日本HPは1月9日、省電力、省スペースを実現するSoftware Defined Server「HP Moonshot System」のラインアップを拡充し、AMD Opteron Xシリーズを搭載したリモートデスクトップ向け 「HP ProLiant m700 サーバーカートリッジ」、及び現行製品と比べ最大で約7倍の性能を発揮する最新Atomプロセッサを搭載した「HP ProLiant m300 サーバーカートリッジ」を発表し、同日より出荷を開始した。

「HP Moonshot System」は、「Software Defined Server」コンセプトに基づいて開発され、ターゲットとするアプリケーション特性に合わせて最適なスペックのカートリッジを、4.3Uのシャーシに最大45枚収容可能な次世代システム基盤。

4ノードモデルとなる「HP ProLiant m700」は、1つのカートリッジに独立した4ノードを実装し、4.3Uのシャーシに45カートリッジ180ノードを実装可能なサーバカートリッジ。GPUを統合したAMD Opteron X2150 APUプロセッサを4基、ECC対応DDR3 SO-DIMMスロットを4基、ローカルブート用に32GB iSSDメザニンスロットを4基搭載。Windows 7およびWindows 8 - 64bit(将来対応)をサポートし、Citrixのデスクトップソリューション「Citrix XenDesktop 」に最適なリモートデスクトップ環境が構築できるよう設計、及び検証されている。価格は2,248万8,900円(シャーシ、45カートリッジ、スイッチ含)~。

「HP ProLiant m700」

「HP ProLiant m700」のサーバカートリッジ

リモートデスクトップでは、VDIを中心に仮想化技術を利用したものが多いが、「HP ProLiant m700」では、仮想化を使わず、ハードウェアを占有するソリューションを提供。同社はこれを「HDI(Hosted Desktop Infrastracture)」と呼ぶ。

日本HP HPサーバー事業統括本部 HPサーバー製品統括本部 統括本部長 橘一徳氏は、動画などマルチメディアを多く利用する最近のデスクトップ環境では、仮想化はリソースが不足すると話す。

同社の調査では、900クライアントでの利用時、VDIに比べ導入時間の9割、消費電力の5割を削減できるという。

「HDI(Hosted Desktop Infrastracture)」

また、同社は同日 クアッドコアCPU搭載のシンクライアント「HP t620」の提供を開始し、リモートクライアントソリューションを強化する。価格は5万4,600円~。
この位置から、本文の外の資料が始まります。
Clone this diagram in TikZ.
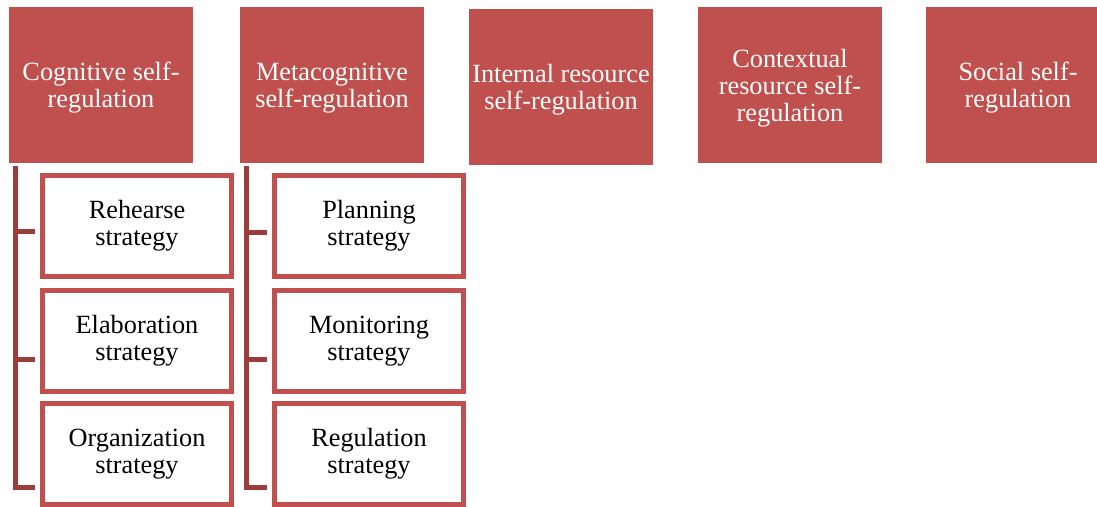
\documentclass[tikz,border=0pt]{standalone}
\usepackage{fontspec}
\setmainfont{Liberation Serif}
\definecolor{boxred}{HTML}{C0504D}
\definecolor{linkred}{HTML}{9B3D3B}
\newcommand{\lift}{\rule{0pt}{17.3pt}}
\begin{document}
\begin{tikzpicture}[x=0.025cm, y=-0.025cm,
	top/.style={fill=boxred, text=white, minimum width=4.6cm, minimum height=3.9cm, inner sep=0pt, align=center, font=\fontsize{18.7}{19.2}\selectfont},
	sub/.style={draw=boxred, line width=0.125cm, fill=white, minimum width=4.725cm, minimum height=2.525cm, inner sep=0pt, align=center, font=\fontsize{18.7}{19.2}\selectfont},
	link/.style={draw=linkred, line width=0.125cm}]
	\useasboundingbox (0,0) rectangle (1097,506);
	\clip (0,0) rectangle (1097,506);
	\node [top] (cog)  at (101,85)  {\lift Cognitive self-\\regulation};
	\node [top] (meta) at (332,85)  {\lift Metacognitive\\self-regulation};
	\node [top] (intl) at (561,87)  {\lift Internal resource\\self-regulation};
	\node [top] (ctx)  at (790,85)  {\lift Contextual\\resource self-\\regulation};
	\node [top] (soc)  at (1018,85) {\lift Social self-\\regulation};
	\node [sub] (reh)  at (137,226) {Rehearse\\strategy};
	\node [sub] (ela)  at (137,341) {Elaboration\\strategy};
	\node [sub] (org)  at (137,454) {Organization\\strategy};
	\node [sub] (plan) at (369,226) {Planning\\strategy};
	\node [sub] (mon)  at (369,341) {Monitoring\\strategy};
	\node [sub] (reg)  at (369,454) {Regulation\\strategy};
	\draw [link] ([shift={(7,3)}]cog.south west) |- ([shift={(-5,5)}]reh.west);
	\draw [link] ([shift={(7,3)}]cog.south west) |- ([shift={(-5,18)}]ela.west);
	\draw [link] ([shift={(7,3)}]cog.south west) |- ([shift={(-5,33)}]org.west);
	\draw [link] ([shift={(7,3)}]meta.south west) |- ([shift={(-5,6)}]plan.west);
	\draw [link] ([shift={(7,3)}]meta.south west) |- ([shift={(-5,18)}]mon.west);
	\draw [link] ([shift={(7,3)}]meta.south west) |- ([shift={(-5,33)}]reg.west);
\end{tikzpicture}
\end{document}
「HP t620」。左が「HP t620 Thin Client」、右が「HP t620 PLUS Thin Client」

「HP t620」は、AMD GXプロセッサとAMD Radeon HD professional グラフィックスを搭載した、シリーズ初のクアッドコアCPU搭載のファンレスシンクライアント。映像や音声などマルチメディアの処理性能を従来モデル比で約1.5倍向上した。外形寸法はW220×D65×H240mm。

パワーユーザー向けシンクライアント

「HP ProLiant m700」などのハードウェアリソースを占有利用する性能重視型のリモートデスクトップと、高性能「HP t620」を組み合わせることで、CADや医療画像処理など負荷の高いアプリケーション利用に最適なソリューションを実現する。

「HP ProLiant m700」を掲げる日本HP HPサーバー事業統括本部 HPサーバー製品統括本部 統括本部長 橘一徳氏

「HP ProLiant m300」は、サーバ向けのIntel Atom C2750(8コア、2.4GHz)を1基、及び32GBメモリ (ECC対応)を搭載した サーバカートリッジ。搭載するプロセッサは現行製品との比較で最大約7倍のWebサーバ性能を発揮する。価格は1,607万9,700円(シャーシ、45カートリッジ、スイッチ含)~。

「HP ProLiant m300」

「HP ProLiant m300」は、、Intel Xeon E3-1230v3(4C/3.3GHz)搭載のラックマウント型サーバとのベンチマーク比較において、ほぼ同等のWebサーバ性能を実現しているという。このため、静的Webサーバ用途に加え、動的Webサーバ、コンテンツ配信やMemcachedにも対応可能だという。